Algo debe de tener el ajedrez para que una mediocre novela parezca buena y
hasta se convierta en un best seller. El prestigio indeleble del juego, la
fascinación por ese universo reducido de sesenta y cuatro casillas, hacen que
una vulgar trama se sostenga literariamente (bien es cierto que a duras penas) y
que las más de cuatrocientas páginas aparenten ser solamente trescientas largas.
Pues que se trata de una mala novela es preciso decirlo antes de nada. No
obstante, el autor (comparado pomposamente al más refinado Patrick Süskind en la
contraportada) ha hecho sus deberes: ha leído algunos libros para ambientar la
historia (finales del siglo XVIII), ha tenido en cuenta el afrancesamiento
general de la nobleza austrohúngara y ha colocado aquí y allá, a la búsqueda de
complicidades, ciertas referencias eruditas (sobre Descartes, sobre La Mettrie,
sobre el mito de Prometeo, alguna mención a Philidor) que los lectores más
cultos reconocerán y hasta agradecerán si su pedantería, como es habitual, es
mayor que su rigor literario. Como de ello es consciente el propio autor, de vez
en cuando introduce distorsiones temporales en el tiempo rectilíneo de la
historia para elevar sin conseguirlo el empaque estético de su narración.
Se fabula pues en torno a un acontecimiento histórico: los comienzos del
autómata jugador de ajedrez que durante ochenta años se paseó por medio mundo
(lo llegó a contemplar Edgar Allan Poe). Conocido por el Turco, su destreza a la
hora de jugar al ajedrez cautivó la atención general. El fraude cometido no fue
descubierto de primeras gracias a la habilidad de su constructor.

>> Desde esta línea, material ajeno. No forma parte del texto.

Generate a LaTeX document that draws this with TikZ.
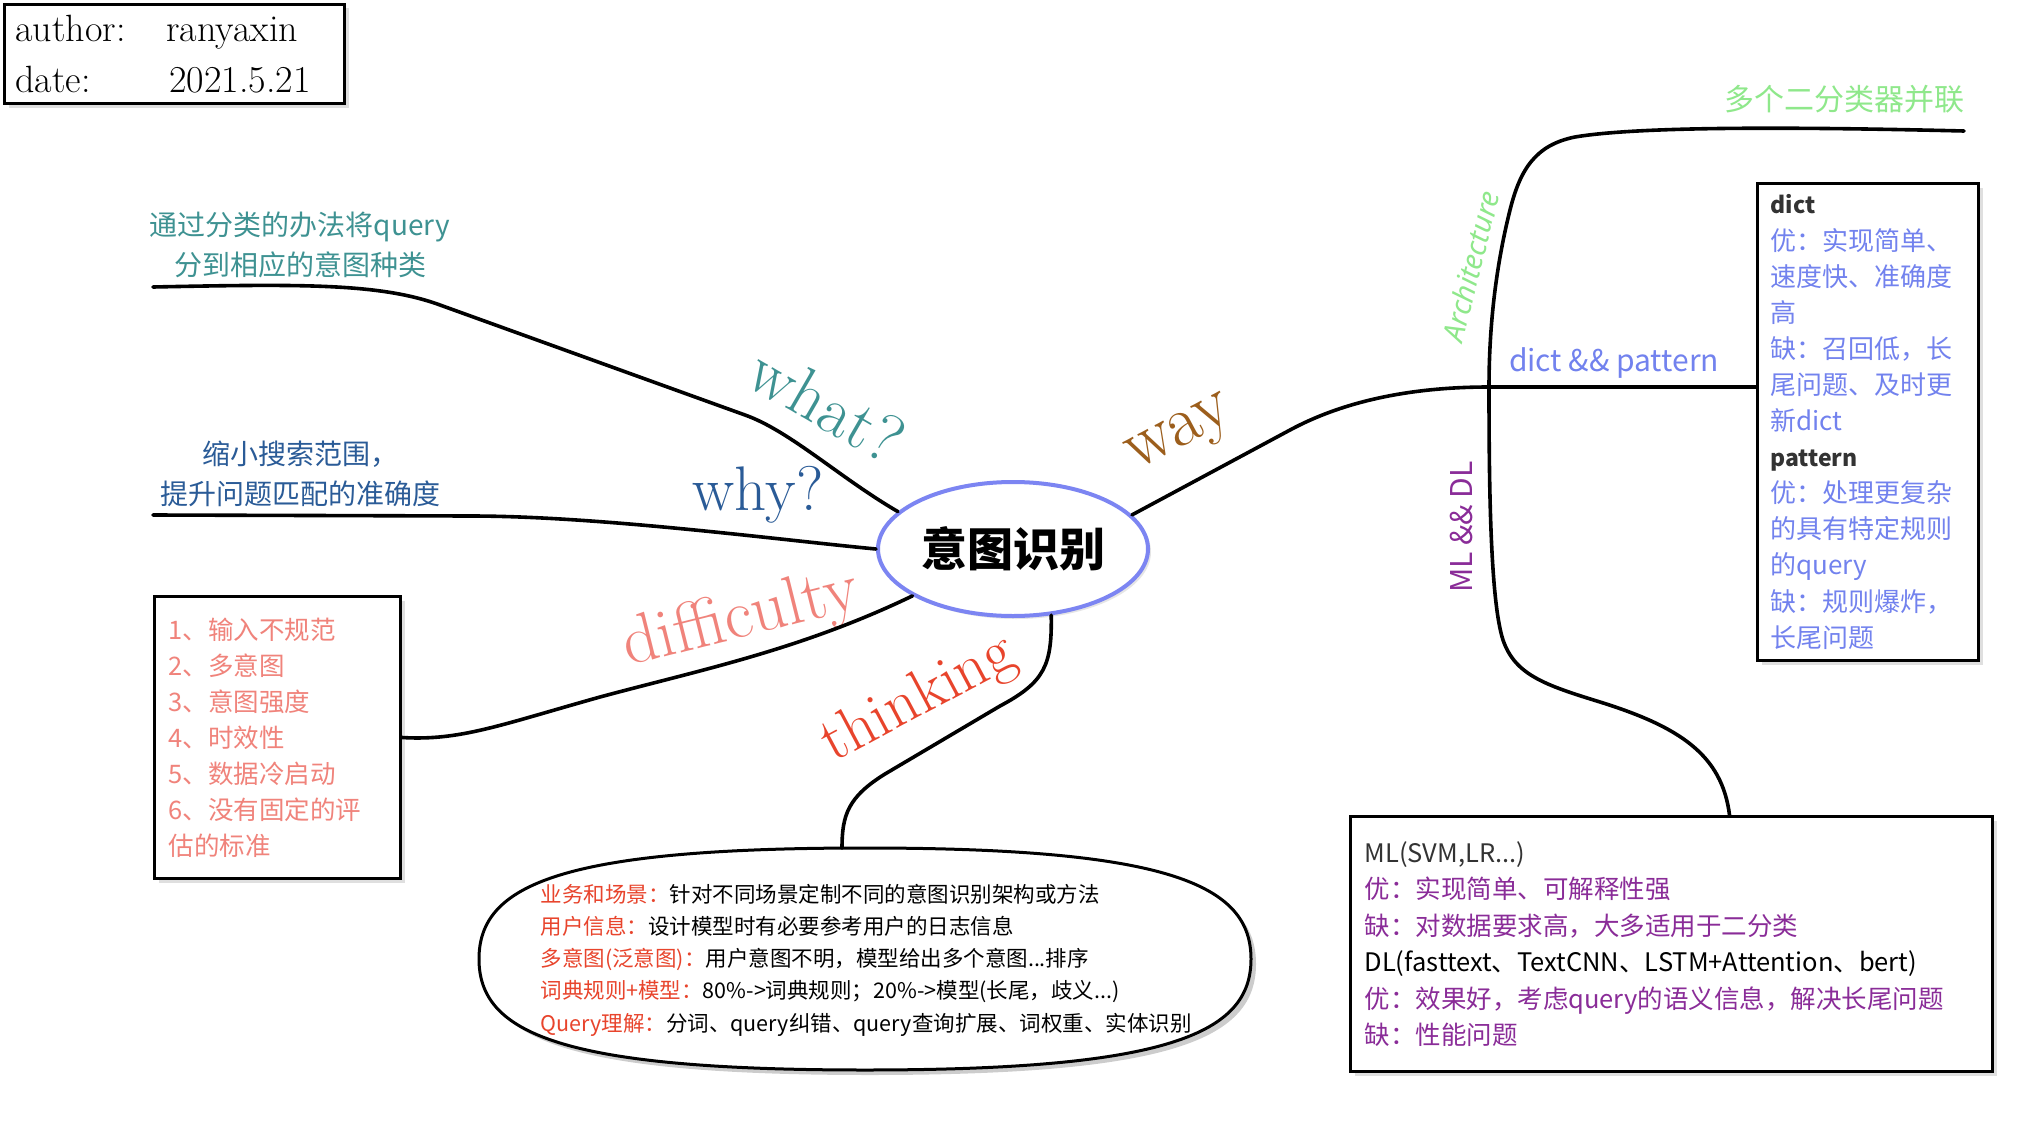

Robert Löhr
imagina las vicisitudes por las que tuvo que pasar Kempelen (su inventor) para
que la trampa no fuera tal: esconder a un jugador dentro del ingenio y que
aquello pasara por un verdadero autómata. Como la cosa no le daba al escritor
para mucho más ha tenido que recurrir a algunos motivos folletinescos que le
permitieran hacer avanzar la trama. Un ejemplo: el enano contrahecho que se
esconde en el autómata se enamora de una prostituta espía de un rival celoso de
Kempelen, pero la prostituta tiene al final buen corazón, pues no en vano está
embarazada. Muere ella sin embargo y a su vástago se le pone el nombre del mejor
amigo del enano, asesinado por un húsar hermano de la amante suicida de
Kempelen.
Hay otra cosa curiosa y casi imprescindible para que una novela se sostenga:
nos referimos al momento de la anagnórisis (o reconocimiento). Situada al
principio y al final de una manera excesivamente mecánica, su espera se hace
insufrible y hasta llega uno a olvidarse de la misma: la unidad y sentido que
con ello se pretende alcanzar no es sino un procedimiento tramposo, como la
misma historia, de tal manera que la emotividad que por lo general se consigue
de esta manera se malogra irremediablemente. Cuando acaba de leerse la novela,
no le quedan ganas a uno ni de repasarse el gambito Allgaier.